In a move that somehow attracted very little media attention last week, a Washington state appeals court upheld a previous decision allowing the County of Kent to ban all medical marijuana-related collective cannabis gardens and growing operations.
In doing so, they may very well have driven the final nail into the coffin of true, legal medical marijuana in the same state that joined Colorado in 2012 as becoming the first two in the country to legalize recreational weed smoking.
Washington’s weed woes began to make political headlines back around 2011, when the state legislature passed a law intended to legalize and regulate medical marijuana use in the state once and for all. The bill would have mandated all medical marijuana users to sign up for a state registry, and among other caveats, it would have specifically allowed “qualifying patients” to “create and participate in collective gardens for the purpose of producing, processing, transporting, and delivering cannabis for medical use”.
The state’s governor at the time, Christine Gregoire, cut out half of the bill’s measures by way of veto, slashing the proposed registration program, but leaving the language about collective gardens unscathed.
When 2012 rolled around, a flood of determined heads hit the polls in November, ousting Governor Gregoire, and making history by legalizing recreational pot use and possession for adults over the age of 21.
Lost in the celebration was the fact that I-502 did nothing to protect medical marijuana in the state, and as it turns out, may be the catalyst that leads to its demise.
Local Washington advocates for the protection of medical marijuana brought their case before the state appeals court, claiming that the ban enforced by the city of Kent was being enacted in violation of the state’s Medical Use of Cannabis Act – the same legislation that Governor Gregoire gutted on her way out of office.

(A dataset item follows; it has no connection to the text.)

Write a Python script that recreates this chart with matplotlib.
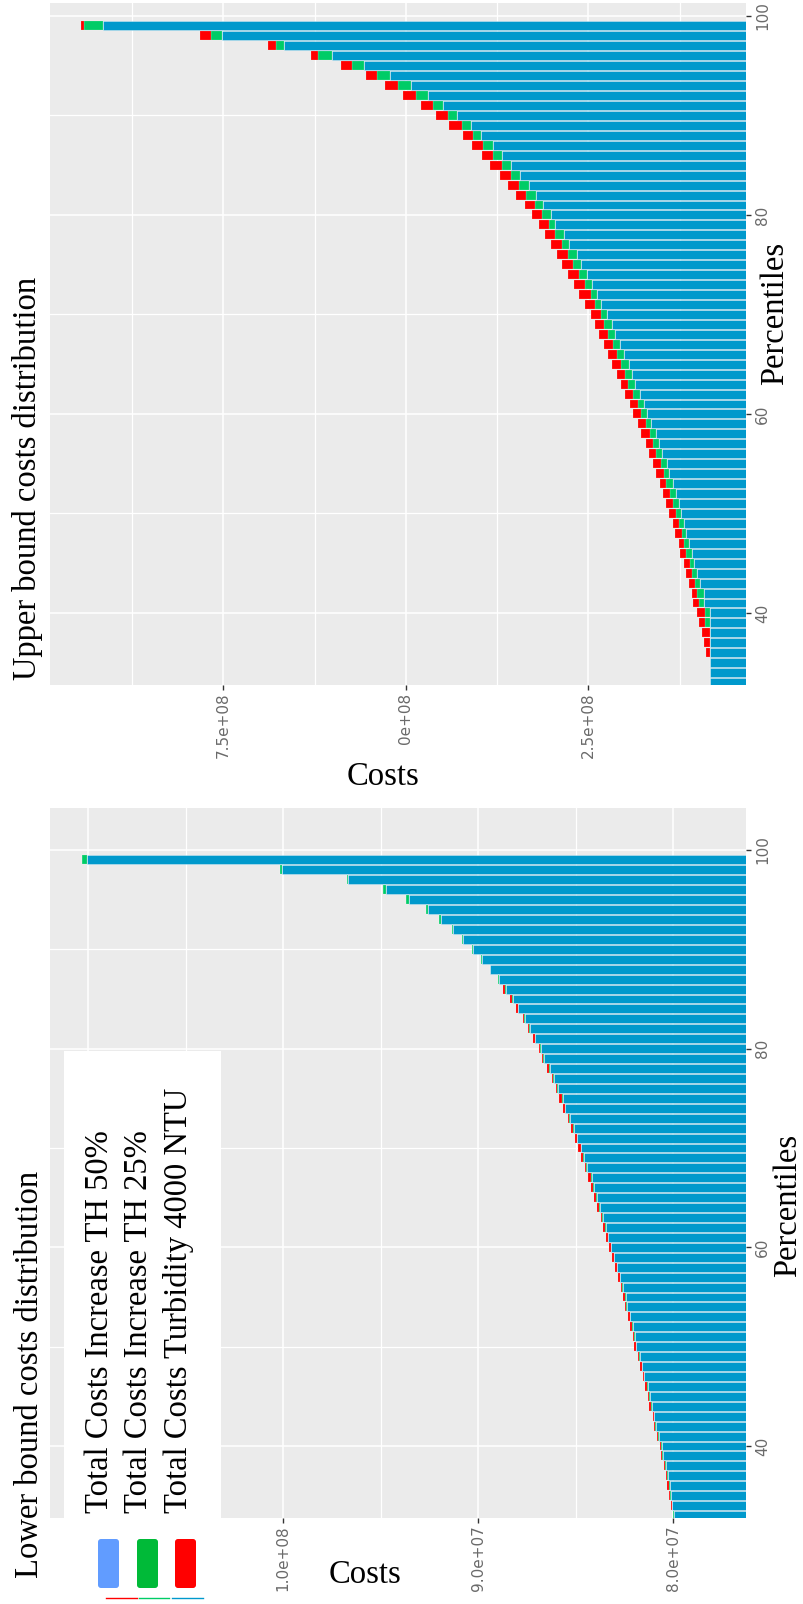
import numpy as np
import matplotlib
matplotlib.use("Agg")
import matplotlib.pyplot as plt
from matplotlib.patches import FancyBboxPatch, Rectangle

W, H = 804, 1604

percentiles = list(range(33, 100))

# upper bound costs (millions), percentiles 33..99
upper_blue = [83.3, 83.3, 83.3, 83.3, 83.3, 83.3, 83.3, 83.3, 91.1, 91.5,
              97.0, 100.7, 104.8, 108.4, 112.5, 116.2, 118.5, 122.6, 126.2, 130.3,
              134.4, 139.0, 142.8, 148.9, 153.2, 157.4, 164.4, 169.4, 174.3, 179.9,
              185.5, 190.4, 194.6, 200.9, 206.5, 212.8, 217.0, 224.1, 232.5, 238.8,
              245.1, 252.1, 259.8, 266.1, 275.9, 283.7, 295.6, 301.2, 311.7, 321.5,
              331.3, 343.3, 356.6, 368.5, 380.4, 396.6, 410.6, 429.5, 449.2, 470.2,
              492.6, 521.4, 557.2, 600.6, 667.3, 751.4, 914.8]
upper_green = [0, 0, 0, 0, 0, 0, 7.3, 7.3, 6.9, 9.1,
               7.3, 7.8, 5.9, 8.2, 5.9, 5.9, 7.8, 7.3, 7.8, 7.8,
               9.6, 8.0, 8.1, 8.4, 8.4, 8.4, 7.0, 8.4, 7.7, 8.4,
               9.8, 9.1, 10.5, 9.8, 9.1, 9.8, 11.2, 8.4, 8.4, 7.7,
               9.1, 10.5, 11.2, 11.2, 9.8, 11.9, 7.7, 11.9, 11.9, 13.3,
               13.3, 12.6, 11.9, 11.9, 13.3, 11.2, 12.6, 13.3, 14.0, 16.1,
               17.5, 18.2, 16.1, 19.6, 10.5, 16.1, 25.9]
upper_red = [0, 0, 0, 5.5, 7.8, 11.4, 8.2, 10.0, 8.2, 7.3,
             8.2, 7.8, 7.8, 7.8, 7.8, 8.7, 8.2, 10.0, 10.0, 10.0,
             8.4, 10.5, 10.5, 9.8, 9.8, 11.9, 10.5, 10.5, 11.2, 11.2,
             9.8, 11.2, 11.9, 11.9, 13.3, 12.6, 12.6, 14.0, 14.0, 16.1,
             16.1, 15.4, 14.7, 16.1, 15.4, 14.0, 14.0, 14.0, 13.3, 14.0,
             15.4, 14.7, 16.1, 15.4, 16.1, 13.3, 17.5, 16.1, 15.4, 17.5,
             18.9, 15.4, 15.4, 9.8, 11.2, 14.0, 4.9]

# lower bound costs (millions), percentiles 33..99
lower_blue = [79.98, 80.06, 80.14, 80.19, 80.27, 80.38, 80.53, 80.59, 80.74, 80.90,
              80.98, 81.11, 81.19, 81.32, 81.48, 81.58, 81.71, 81.90, 81.98, 82.08,
              82.21, 82.37, 82.44, 82.58, 82.72, 82.87, 83.03, 83.18, 83.33, 83.47,
              83.61, 83.76, 83.91, 84.07, 84.18, 84.43, 84.58, 84.73, 84.94, 85.09,
              85.31, 85.55, 85.67, 85.90, 86.10, 86.34, 86.62, 86.80, 87.07, 87.36,
              87.62, 87.94, 88.22, 88.59, 88.96, 89.38, 89.80, 90.27, 90.77, 91.28,
              91.93, 92.60, 93.54, 94.73, 96.67, 100.05, 110.05]
lower_green = [0.03, 0.03, 0.03, 0.03, 0.04, 0.03, 0.03, 0.04, 0.03, 0.03,
               0.03, 0.04, 0.03, 0.03, 0.03, 0.04, 0.03, 0.03, 0.03, 0.04,
               0.03, 0.03, 0.02, 0.03, 0.03, 0.03, 0.03, 0.02, 0.02, 0.03,
               0.03, 0.03, 0.05, 0.03, 0.03, 0.03, 0.03, 0.02, 0.02, 0.03,
               0.03, 0.02, 0.03, 0.05, 0.05, 0.05, 0.08, 0.05, 0.03, 0.03,
               0.05, 0.03, 0.03, 0.03, 0.04, 0.04, 0.08, 0.05, 0.08, 0.08,
               0.10, 0.10, 0.14, 0.14, 0.05, 0.12, 0.29]
lower_red = [0.02, 0.02, 0.03, 0.08, 0.07, 0.05, 0.08, 0.07, 0.05, 0.08,
             0.05, 0.07, 0.05, 0.08, 0.05, 0.10, 0.07, 0.08, 0.05, 0.10,
             0.08, 0.07, 0.14, 0.07, 0.07, 0.07, 0.07, 0.085, 0.085, 0.085,
             0.07, 0.14, 0.10, 0.14, 0.14, 0.07, 0.14, 0.14, 0.085, 0.14,
             0.07, 0.07, 0.14, 0.07, 0.085, 0.07, 0.02, 0.02, 0.08, 0.08,
             0.05, 0.10, 0.10, 0.10, 0, 0, 0, 0, 0, 0,
             0, 0, 0, 0, 0, 0, 0]

legend_labels = ["Total Costs Increase TH 50%", "Total Costs Increase TH 25%",
                 "Total Costs Turbidity 4000 NTU"]
legend_colors = ["#619CFF", "#00BA38", "#FF0000"]

BLUE, GREEN, RED = "#0099CC", "#00CC66", "#FF0000"
SERIF = "Liberation Serif"


def draw_panel(ax, blue, green, red, xlim, ylim, major, labels, minor):
    blue = np.array(blue) * 1e6
    green = np.array(green) * 1e6
    red = np.array(red) * 1e6
    edge = (1, 1, 1, 0.4)
    ax.barh(percentiles, blue, height=0.9, color=BLUE, edgecolor=edge, lw=0.6)
    ax.barh(percentiles, green, left=blue, height=0.9, color=GREEN, edgecolor=edge, lw=0.3)
    ax.barh(percentiles, red, left=blue + green, height=0.9, color=RED, edgecolor=edge, lw=0.3)

    ax.set_facecolor("#EBEBEB")
    ax.set_xlim(*xlim)
    ax.set_ylim(*ylim)
    ax.set_xticks(major)
    ax.set_xticklabels(labels)
    ax.set_xticks(minor, minor=True)
    ax.set_yticks([40, 60, 80, 100])
    ax.set_yticks([50, 70, 90], minor=True)
    ax.yaxis.tick_right()
    ax.grid(which="major", color="white", lw=1.1)
    ax.grid(which="minor", color="white", lw=0.9)
    ax.set_axisbelow(True)
    for s in ax.spines.values():
        s.set_visible(False)
    ax.tick_params(which="major", direction="out", length=3.5, width=1, color="#333333",
                   labelsize=11, labelcolor="#6a6a6a")
    ax.tick_params(which="minor", length=0)
    ax.tick_params(axis="x", labelrotation=90, pad=2)
    ax.tick_params(axis="y", labelrotation=90, pad=3)
    for t in ax.get_yticklabels():
        t.set_va("center")


fig = plt.figure(figsize=(W / 100, H / 100), dpi=100)

ax_up = fig.add_axes([50 / W, 1 - 685 / H, 696 / W, 682 / H])
draw_panel(ax_up, upper_blue, upper_green, upper_red,
           (987.5e6, 34.0e6), (32.76, 101.3),
           [7.5e8, 5.0e8, 2.5e8], ["7.5e+08", "0e+08", "2.5e+08"],
           [8.75e8, 6.25e8, 3.75e8, 1.25e8])

ax_lo = fig.add_axes([50 / W, 1 - 1518 / H, 696 / W, 710 / H])
draw_panel(ax_lo, lower_blue, lower_green, lower_red,
           (111.96e6, 76.27e6), (32.75, 104.23),
           [1.1e8, 1.0e8, 9.0e7, 8.0e7], ["1.1e+08", "1.0e+08", "9.0e+07", "8.0e+07"],
           [1.05e8, 9.5e7, 8.5e7])

# overlay in pixel coordinates for the text and the pasted legend
ov = fig.add_axes([0, 0, 1, 1], zorder=10)
ov.set_xlim(0, W)
ov.set_ylim(H, 0)
ov.axis("off")
ov.patch.set_alpha(0)

fs = 23.5
ov.text(36, 680, "Upper bound costs distribution", rotation=90, rotation_mode="anchor",
        ha="left", va="baseline", family=SERIF, fontsize=fs)
ov.text(38, 1578, "Lower bound costs distribution", rotation=90, rotation_mode="anchor",
        ha="left", va="baseline", family=SERIF, fontsize=fs)
ov.text(783, 313, "Percentiles", rotation=90, rotation_mode="anchor",
        ha="center", va="baseline", family=SERIF, fontsize=fs)
ov.text(796, 1205, "Percentiles", rotation=90, rotation_mode="anchor",
        ha="center", va="baseline", family=SERIF, fontsize=fs)
ov.text(383, 785, "Costs", ha="center", va="baseline", family=SERIF, fontsize=fs)
ov.text(365, 1583, "Costs", ha="center", va="baseline", family=SERIF, fontsize=fs)

# legend box
ov.add_patch(Rectangle((64, 1051), 157, H - 1051, facecolor="white", edgecolor="none"))
for lab, xb in zip(legend_labels, [108, 147, 187]):
    ov.text(xb, 1513, lab, rotation=90, rotation_mode="anchor",
            ha="left", va="baseline", family=SERIF, fontsize=fs)
for col, xk in zip(legend_colors, [98, 137, 175]):
    ov.add_patch(FancyBboxPatch((xk, 1539), 21, 49, boxstyle="round,pad=0,rounding_size=3",
                                facecolor=col, edgecolor="none"))
for col, (x0, x1) in zip([RED, GREEN, BLUE], [(106, 137), (139, 169), (172, 203)]):
    ov.plot([x0, x1], [1598, 1598], color=col, lw=1)

fig.savefig("out.png", dpi=100, facecolor="white")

When the state appeals court upheld the city of Kent’s ban on collective gardens in their ruling last week, they specifically cited the former governor’s short-fused veto pen, saying that, in summary, the parts of the bill that the governor refused to pass into law were the only parts that made medical marijuana cultivation, use, and possession semi-legal in the state.

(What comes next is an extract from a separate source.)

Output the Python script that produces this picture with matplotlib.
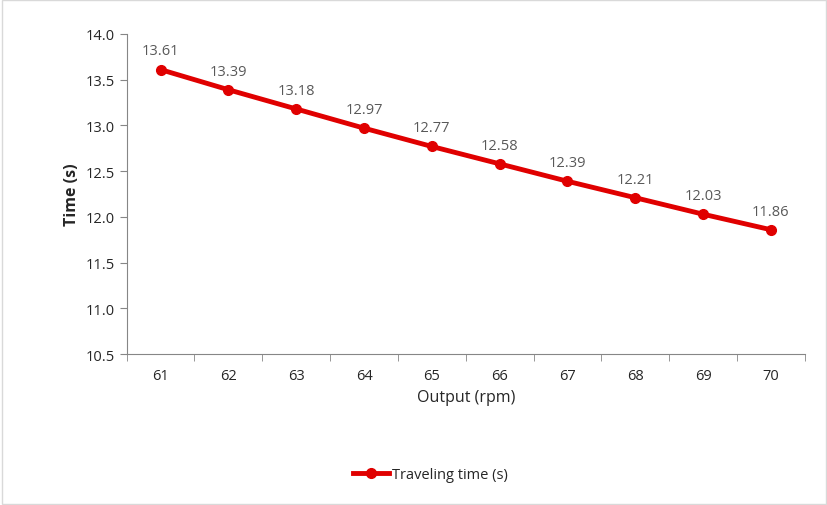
import matplotlib
matplotlib.use("Agg")
import matplotlib.pyplot as plt
from matplotlib.patches import Rectangle

categories = ["61", "62", "63", "64", "65", "66", "67", "68", "69", "70"]
times = [13.61, 13.39, 13.18, 12.97, 12.77, 12.58, 12.39, 12.21, 12.03, 11.86]

plt.rcParams['font.family'] = ['Open Sans', 'DejaVu Sans']
fig = plt.figure(figsize=(8.28, 5.06), dpi=100)
fig.patches.append(Rectangle((0.002, 0.002), 0.996, 0.996, transform=fig.transFigure,
                             fill=False, edgecolor="#d9d9d9", lw=1))
ax = fig.add_axes([0.153, 0.298, 0.819, 0.633])
x = list(range(len(categories)))
ax.plot(x, times, color="#e00000", lw=3.5, marker="o", ms=7, label="Traveling time (s)")
for xi, v in zip(x, times):
    ax.annotate(f"{v:.2f}", (xi, v), xytext=(0, 8), textcoords="offset points",
                ha="center", va="bottom", fontsize=10.5, color="#595959")
ax.set_xlim(-0.5, 9.5)
ax.set_ylim(10.5, 14.0)
ax.set_yticks([10.5 + 0.5 * i for i in range(8)])
ax.set_yticklabels([f"{10.5 + 0.5 * i:.1f}" for i in range(8)])
ax.set_xticks(x)
ax.set_xticklabels(categories)
ax.set_xticks([i - 0.5 for i in range(11)], minor=True)
ax.tick_params(axis="x", which="major", length=0, pad=10)
ax.tick_params(axis="x", which="minor", length=5, color="#868686")
ax.tick_params(axis="y", length=5, color="#868686")
ax.tick_params(labelsize=10.5, labelcolor="#262626")
for s in ["top", "right"]:
    ax.spines[s].set_visible(False)
for s in ["left", "bottom"]:
    ax.spines[s].set_color("#868686")
ax.set_xlabel("Output (rpm)", fontsize=11.5, color="#262626")
ax.set_ylabel("Time (s)", fontsize=11.5, color="#262626", fontweight="bold")
fig.legend(*ax.get_legend_handles_labels(), loc="center", bbox_to_anchor=(0.52, 0.06),
           frameon=False, fontsize=10.5, handlelength=2.5, handletextpad=0.2,
           labelcolor="#262626")
fig.savefig("out.png", dpi=100)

In the courts’ official response to the ruling, Judge Stephen Dwyer wrote, “Thus, the plain language of the statute does not legalize the use of medical marijuana. Instead, it provides a defense to an assertion that state criminal laws were violated. As such, medical marijuana use, including collective gardens, was not legalized by the 2011 amendments to the MUCA.”
In other words, anyone involved with medical marijuana in the state of Washington is hereby entitled only to what is referred to as an “Affirmative Defense“, meaning they can still be arrested and charged with medical cannabis related crimes, at which point they will have the right to try to use the swiss-cheese legalese found in the half-shredded Medical Use of Cannabis Act to attempt to prove their innocence and avoid prosecution.

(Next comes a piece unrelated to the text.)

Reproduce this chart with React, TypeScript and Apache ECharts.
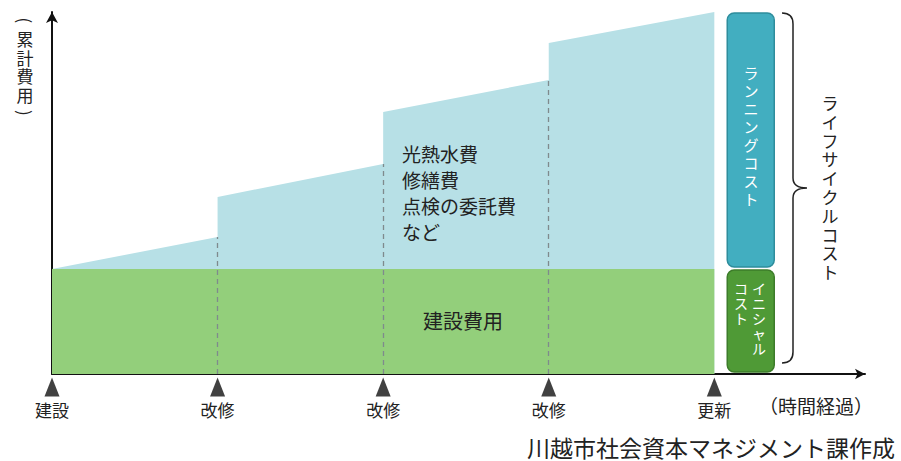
import React, { useEffect, useRef } from "react";
import * as echarts from "echarts";

// ---- data ----
const EVENT_YEARS = [0, 10, 20, 30, 40];
const EVENT_LABELS = ["建設", "改修", "改修", "改修", "更新"];
const INITIAL_COST = 105;
const RUNNING_START = [105, 177, 262, 331];
const RUNNING_END = [137, 210, 294, 362];
const LCC_BAR_X = 42.2;
const INNER_TEXT = ["光熱水費", "修繕費", "点検の委託費", "など"];

const FONT = '"Noto Sans CJK JP", "Noto Sans", sans-serif';

// vertical text: one element per character
function vText(
  s: string,
  x: number,
  yTop: number,
  step: number,
  fontSize: number,
  fill: string
) {
  return s.split("").map((ch, i) => {
    const rot = ch === "(" || ch === ")";
    return {
      type: "text",
      x,
      y: yTop + step * i + step / 2,
      z: 10,
      rotation: rot ? -Math.PI / 2 : 0,
      style: {
        text: ch,
        fontFamily: FONT,
        fontSize,
        fill,
        align: "center",
        verticalAlign: "middle",
      },
    };
  });
}

let braceRegistered = false;

export default function App() {
  const ref = useRef<HTMLDivElement>(null);
  useEffect(() => {
    document.body.style.margin = "0";
    if (!ref.current) return;
    if (!braceRegistered) {
      const Brace = echarts.graphic.extendPath(
        "M782,13 Q793,13 793,24 L793,178 Q793,188 807,188 Q793,188 793,198 L793,352 Q793,363 782,363",
        {}
      );
      echarts.graphic.registerShape("brace", Brace);
      braceRegistered = true;
    }
    const chart = echarts.init(ref.current, null, { renderer: "svg" });

    const runningData: number[][] = [];
    for (let i = 0; i < RUNNING_START.length; i++) {
      runningData.push([EVENT_YEARS[i], RUNNING_START[i]]);
      runningData.push([EVENT_YEARS[i + 1], RUNNING_END[i]]);
    }
    const initialData = [
      [EVENT_YEARS[0], INITIAL_COST],
      [EVENT_YEARS[EVENT_YEARS.length - 1], INITIAL_COST],
    ];
    const dashed = [1, 2, 3].map((i) => [
      { coord: [EVENT_YEARS[i], 0] },
      { coord: [EVENT_YEARS[i], RUNNING_END[i - 1]] },
    ]);
    const totalCost = RUNNING_END[RUNNING_END.length - 1];

    const option: any = {
      animation: false,
      textStyle: { fontFamily: FONT },
      grid: { left: 52, right: 36, top: 12, bottom: 87 },
      xAxis: {
        type: "value",
        min: 0,
        max: 49.1,
        interval: 10,
        splitLine: { show: false },
        axisTick: { show: false },
        axisLine: {
          lineStyle: { color: "#111", width: 2 },
          symbol: ["none", "arrow"],
          symbolSize: [8, 10],
        },
        axisLabel: {
          showMaxLabel: false,
          margin: 27,
          fontSize: 17,
          color: "#222",
          fontFamily: FONT,
          formatter: (v: number) => {
            const i = EVENT_YEARS.indexOf(v);
            return i >= 0 ? EVENT_LABELS[i] : "";
          },
        },
      },
      yAxis: {
        type: "value",
        min: 0,
        max: totalCost,
        splitLine: { show: false },
        axisTick: { show: false },
        axisLabel: { show: false },
        axisLine: {
          show: true,
          lineStyle: { color: "#111", width: 2 },
          symbol: ["none", "arrow"],
          symbolSize: [9, 11],
        },
      },
      series: [
        {
          type: "line",
          data: runningData,
          symbol: "none",
          lineStyle: { width: 0, opacity: 0 },
          areaStyle: { color: "#B7E0E6", opacity: 1, origin: "start" },
          z: 1,
        },
        {
          type: "line",
          data: initialData,
          symbol: "none",
          lineStyle: { width: 0, opacity: 0 },
          areaStyle: { color: "#93CF7B", opacity: 1, origin: "start" },
          z: 2,
          markLine: {
            silent: true,
            symbol: ["none", "none"],
            label: { show: false },
            lineStyle: { color: "#7f8a8d", width: 1.3, type: [5, 4] },
            data: dashed,
          },
        },
        {
          type: "scatter",
          data: EVENT_YEARS.map((x) => [x, -13]),
          symbol: "triangle",
          symbolSize: [15, 19],
          itemStyle: { color: "#111" },
          clip: false,
          z: 5,
        },
        {
          type: "custom",
          data: [
            [LCC_BAR_X, 0, INITIAL_COST, 0],
            [LCC_BAR_X, INITIAL_COST, totalCost, 1],
          ],
          encode: { x: 0, y: [1, 2] },
          clip: false,
          z: 4,
          renderItem: (params: any, api: any) => {
            const x = api.value(0);
            const lo = api.value(1);
            const hi = api.value(2);
            const k = api.value(3);
            const p0 = api.coord([x, lo]);
            const p1 = api.coord([x, hi]);
            const w = 47;
            return {
              type: "rect",
              shape: {
                x: p0[0] - w / 2,
                y: p1[1] + 1,
                width: w,
                height: p0[1] - p1[1] - 3,
                r: 7,
              },
              style: {
                fill: k ? "#42AEC0" : "#4F9A36",
                stroke: k ? "#2E8D9C" : "#3D7C2A",
                lineWidth: 1.5,
              },
            };
          },
        },
      ],
      graphic: [
        ...vText("(累計費用)", 25, 11, 18.5, 17, "#222"),
        {
          type: "text",
          x: 402,
          y: 140,
          z: 10,
          style: {
            text: INNER_TEXT.join("\n"),
            fontFamily: FONT,
            fontSize: 19,
            lineHeight: 26,
            fill: "#222",
            align: "left",
            verticalAlign: "top",
          },
        },
        {
          type: "text",
          x: 463,
          y: 320,
          z: 10,
          style: {
            text: "建設費用",
            fontFamily: FONT,
            fontSize: 20,
            fill: "#222",
            align: "center",
            verticalAlign: "middle",
          },
        },
        ...vText("ランニングコスト", 751, 63, 18, 15, "#fff"),
        ...vText("イニシャル", 759, 280, 15, 14, "#fff"),
        ...vText("コスト", 741, 280, 15, 14, "#fff"),
        {
          type: "brace",
          x: 0,
          y: 0,
          style: { fill: "none", stroke: "#222", lineWidth: 1.5 },
        },
        ...vText("ライフサイクルコスト", 830, 93, 18.8, 17, "#222"),
        {
          type: "text",
          x: 816,
          y: 405,
          style: {
            text: "（時間経過）",
            fontFamily: FONT,
            fontSize: 19,
            fill: "#222",
            align: "center",
            verticalAlign: "middle",
          },
        },
        {
          type: "text",
          x: 895,
          y: 447,
          style: {
            text: "川越市社会資本マネジメント課作成",
            fontFamily: FONT,
            fontSize: 23,
            fill: "#222",
            align: "right",
            verticalAlign: "middle",
          },
        },
      ],
    };
    chart.setOption(option);
    return () => chart.dispose();
  }, []);
  return <div ref={ref} style={{ width: 901, height: 461 }} />;
}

As the highest authorities in the land begin to mull over the possibility of legalizing marijuana nationally, on a recreational level, those who recognize, and appreciate, the differences between medicinal and recreational need to be careful in our rush to support the cause.
Just as CBD-only legislation is not an acceptable resolution in the overall struggle for cannabis acceptance, neither are purely recreational allowances that neglect to take into account the growers and users who are fighting for the reforms in the first place.